Once the defense presents some evidence of the first two elements of the subjective entrapment defense, the law shifts the burden to the prosecution team to prove, beyond a reasonable doubt, that the defendant held a predisposition to commit the criminal offense. 

The prosecutor enjoys wide leeway to disprove the defendant’s entrapment defense. In a criminal trial, the prosecution is forbidden to try to admit evidence of bad acts of the defendant or evidence of the defendant’s criminal character except in limited circumstances and only with the permission of the judge. The prosecution cannot use the defendant’s prior criminal record just to argue that the accused is guilty because he or she acted in conformity with his or her bad character. However, the state’s attorney can use the defendant’s prior criminal history to show that he or she has a predisposition to commit the crimes alleged.

The third prong of the subjective entrapment defense calls upon the judge to make a ruling on the viability of the entrapment defense as a whole. The judge must decide if the jury can hear an argument on the entrapment defense or whether the prosecution has failed to refute the defendant’s argument and, therefore, the defendant is entitled to the benefit of an acquittal.

Constitutional entrapment is the second theory of entrapment recognized by Florida law. Constitutional entrapment is otherwise known as “objective entrapment.” When advancing a constitutional entrapment defense, the accused will argue that the conduct of the police, objectively, was so egregious that the Florida Constitution requires dismissal of the criminal charges because the defendant’s rights to due process were violated by police conduct. The judicial inquiry focuses solely on the actions of the police and their agents and not on the defendant. Consequently, the defendant has no obligation to show that he or she was not predisposed to commit the unlawful acts alleged.

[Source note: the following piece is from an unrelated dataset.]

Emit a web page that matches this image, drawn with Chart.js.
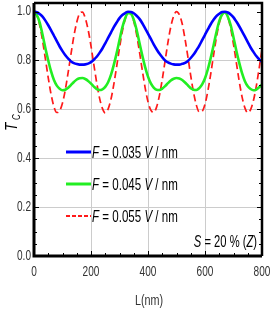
<!DOCTYPE html>
<html>
<head>
<meta charset="utf-8">
<script src="https://cdn.jsdelivr.net/npm/chart.js@4.4.1/dist/chart.umd.min.js"></script>
<style>
  html, body { margin: 0; padding: 0; background: #fff; }
</style>
</head>
<body>
<canvas id="chart" width="271" height="314"></canvas>
<script>
// L (nm)
const lengths = [0,10,20,30,40,50,60,70,80,90,100,110,120,130,140,150,160,170,180,190,200,
  210,220,230,240,250,260,270,280,290,300,310,320,330,340,350,360,370,380,390,400,
  410,420,430,440,450,460,470,480,490,500,510,520,530,540,550,560,570,580,590,600,
  610,620,630,640,650,660,670,680,690,700,710,720,730,740,750,760,770,780,790,800];
// F = 0.035 V/nm
const tBlue = [1.0,.997,.990,.979,.963,.944,.923,.901,.879,.857,.838,.821,.807,.796,.789,.785,.783,.783,.784,.787,.793,
  .803,.815,.831,.849,.870,.892,.914,.936,.955,.973,.986,.994,.999,.998,.993,.983,.970,.952,.931,.910,
  .888,.866,.846,.828,.813,.800,.792,.787,.784,.783,.783,.786,.790,.798,.810,.824,.842,.861,.883,.905,
  .927,.948,.966,.981,.991,.998,.999,.996,.988,.976,.959,.940,.919,.897,.875,.853,.835,.818,.805,.795];
// F = 0.045 V/nm
const tGreen = [1.0,.985,.955,.905,.850,.800,.755,.720,.697,.684,.678,.680,.688,.700,.712,.722,.727,.728,.724,.716,.705,
  .693,.683,.679,.682,.692,.711,.741,.782,.830,.883,.935,.973,.994,.991,.967,.925,.872,.820,.773,.734,
  .706,.689,.680,.679,.685,.695,.707,.718,.725,.728,.726,.720,.710,.698,.686,.680,.679,.687,.702,.727,
  .764,.810,.861,.915,.961,.988,.997,.979,.945,.894,.840,.791,.748,.715,.694,.683,.678,.681,.690,.702];
// F = 0.055 V/nm
const tRed = [1.0,.985,.944,.881,.806,.729,.661,.611,.587,.594,.626,.681,.752,.828,.900,.956,.992,.998,.973,.925,.859,
  .783,.709,.646,.604,.585,.601,.641,.702,.775,.851,.919,.969,.996,.994,.960,.906,.836,.760,.688,.631,
  .597,.587,.609,.656,.722,.798,.874,.938,.981,1.0,.987,.950,.887,.814,.737,.668,.616,.589,.592,.621,
  .675,.744,.821,.894,.952,.988,.997,.977,.931,.866,.791,.715,.651,.606,.586,.599,.636,.695,.768,.844];

const xTicks = [0, 200, 400, 600, 800];
const yTicks = [0, 0.2, 0.4, 0.6, 0.8, 1.0];
const fieldLabels = ["0.035", "0.045", "0.055"];
const lineColors = ["#0000ff", "#22ee22", "#ff1a1a"];

const FAMILY = "'Liberation Sans', Arial, sans-serif";

// draws a row of text pieces squeezed horizontally (the original font is very narrow)
function narrowText(c, pieces, x, y, size, sx, align) {
  c.save();
  let total = 0;
  pieces.forEach(p => {
    c.font = (p.i ? "italic " : "") + size + "px " + FAMILY;
    total += c.measureText(p.t).width * sx;
  });
  let x0 = align === "right" ? x - total : align === "center" ? x - total / 2 : x;
  c.textAlign = "left";
  pieces.forEach(p => {
    c.font = (p.i ? "italic " : "") + size + "px " + FAMILY;
    const w = c.measureText(p.t).width;
    c.save();
    c.translate(x0, y);
    c.scale(sx, 1);
    c.fillText(p.t, 0, 0);
    c.restore();
    x0 += w * sx;
  });
  c.restore();
  return total;
}

function series(vals) {
  return lengths.map((L, i) => ({ x: L, y: vals[i] }));
}

const framePlugin = {
  id: "frame",
  afterDraw(chart) {
    const c = chart.ctx;
    const a = chart.chartArea;
    const xs = chart.scales.x, ys = chart.scales.y;
    c.save();
    c.strokeStyle = "#000";
    // inward ticks
    c.lineWidth = 1;
    for (let v = 0; v <= 800; v += 50) {
      const px = Math.round(xs.getPixelForValue(v)) + 0.5;
      const len = v % 200 === 0 ? 5 : 3;
      c.beginPath();
      c.moveTo(px, a.bottom); c.lineTo(px, a.bottom - len);
      c.moveTo(px, a.top); c.lineTo(px, a.top + len);
      c.stroke();
    }
    for (let k = 0; k <= 20; k++) {
      const py = Math.round(ys.getPixelForValue(k * 0.05)) + 0.5;
      const len = k % 4 === 0 ? 5 : 3;
      c.beginPath();
      c.moveTo(a.left, py); c.lineTo(a.left + len, py);
      c.moveTo(a.right, py); c.lineTo(a.right - len, py);
      c.stroke();
    }
    // frame
    c.lineWidth = 3;
    c.beginPath();
    c.moveTo(a.left, a.top); c.lineTo(a.left, a.bottom); c.lineTo(a.right, a.bottom);
    c.stroke();
    c.lineWidth = 2.5;
    c.beginPath();
    c.moveTo(a.left, a.top); c.lineTo(a.right, a.top); c.lineTo(a.right, a.bottom);
    c.stroke();

    // tick labels
    c.fillStyle = "#333";
    c.textBaseline = "middle";
    yTicks.forEach(v => {
      narrowText(c, [{ t: v.toFixed(1) }], 31, ys.getPixelForValue(v), 14, 0.72, "right");
    });
    c.textBaseline = "alphabetic";
    xTicks.forEach(v => {
      narrowText(c, [{ t: String(v) }], xs.getPixelForValue(v), 276, 14, 0.72, "center");
    });
    narrowText(c, [{ t: "L(nm)" }], 149, 305, 15, 0.72, "center");

    // legend
    c.fillStyle = "#000";
    const lineY = [152, 184, 216];
    fieldLabels.forEach((f, i) => {
      c.strokeStyle = lineColors[i];
      const dashed = i === 2;
      c.lineWidth = dashed ? 2 : 3;
      c.setLineDash(dashed ? [4, 2] : []);
      c.beginPath();
      c.moveTo(66, lineY[i]); c.lineTo(91, lineY[i]);
      c.stroke();
      c.setLineDash([]);
      narrowText(c, [{ t: "F", i: true }, { t: " = " + f + " " }, { t: "V", i: true }, { t: " / nm" }],
        92, lineY[i] + 6, 17, 0.68, "left");
    });

    // S label
    narrowText(c, [{ t: "S", i: true }, { t: " = 20 % (" }, { t: "Z", i: true }, { t: ")" }],
      257, 247, 16, 0.7, "right");

    // y title T_C
    c.translate(17, 131);
    c.rotate(-Math.PI / 2);
    narrowText(c, [{ t: "T", i: true }], 0, 0, 17, 0.8, "left");
    narrowText(c, [{ t: "C", i: true }], 11, 3, 10, 0.8, "left");
    c.restore();
  }
};

new Chart(document.getElementById("chart"), {
  type: "line",
  data: {
    datasets: [
      { data: series(tBlue), borderColor: lineColors[0], borderWidth: 2.6 },
      { data: series(tGreen), borderColor: lineColors[1], borderWidth: 2.6 },
      { data: series(tRed), borderColor: lineColors[2], borderWidth: 1.7, borderDash: [7, 4] }
    ]
  },
  options: {
    responsive: false,
    animation: false,
    devicePixelRatio: 1,
    layout: { padding: { top: 3, right: 9, left: 0, bottom: 0 } },
    elements: {
      point: { radius: 0 },
      line: { tension: 0.4, cubicInterpolationMode: "monotone", fill: false }
    },
    plugins: { legend: { display: false }, tooltip: { enabled: false } },
    scales: {
      x: {
        type: "linear", min: 0, max: 800,
        afterBuildTicks: s => { s.ticks = xTicks.map(v => ({ value: v })); },
        afterFit: s => { s.height = 58; },
        ticks: { display: false },
        grid: {
          drawTicks: false,
          color: ctx => (ctx.tick && ctx.tick.value > 0 && ctx.tick.value < 800) ? "#cccccc" : "rgba(0,0,0,0)"
        },
        border: { display: false }
      },
      y: {
        min: 0, max: 1.035,
        afterBuildTicks: s => { s.ticks = yTicks.map(v => ({ value: v })); },
        afterFit: s => { s.width = 34; },
        ticks: { display: false },
        grid: {
          drawTicks: false,
          color: ctx => (ctx.tick && ctx.tick.value > 0.1 && ctx.tick.value < 0.9) ? "#cccccc" : "rgba(0,0,0,0)"
        },
        border: { display: false }
      }
    }
  },
  plugins: [framePlugin]
});
</script>
</body>
</html>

Entrapment Defense Limitations in Florida Criminal Trials

Admitting that the defendant committed the crime alleges if the most significant limitation, or risk, when asserting an entrapment defense. Arguing entrapment precludes arguing any other defense tactic such as alibi, mistaken identity, third-party culprit, and the like. Therefore, the defendant must be “all in” on the entrapment defense. Otherwise, the defense will not work. The strategy is risky because the defendant will be convicted if the entrapment defense fails. Notwithstanding, the risk could well be worth the reward if the defendant wins an acquittal.

The focus of the trial in an entrapment case becomes the informant’s or officer’s behavior when trying to convince the defendant to commit the crime. The most compelling evidence of entrapment may be found when the informant tries to “ratchet up” the incentive to commit the act. The informant could offer something of value or prey upon the defendant’s vices or emotional weaknesses to break the will of the accused and convince him or her to commit the crime alleged.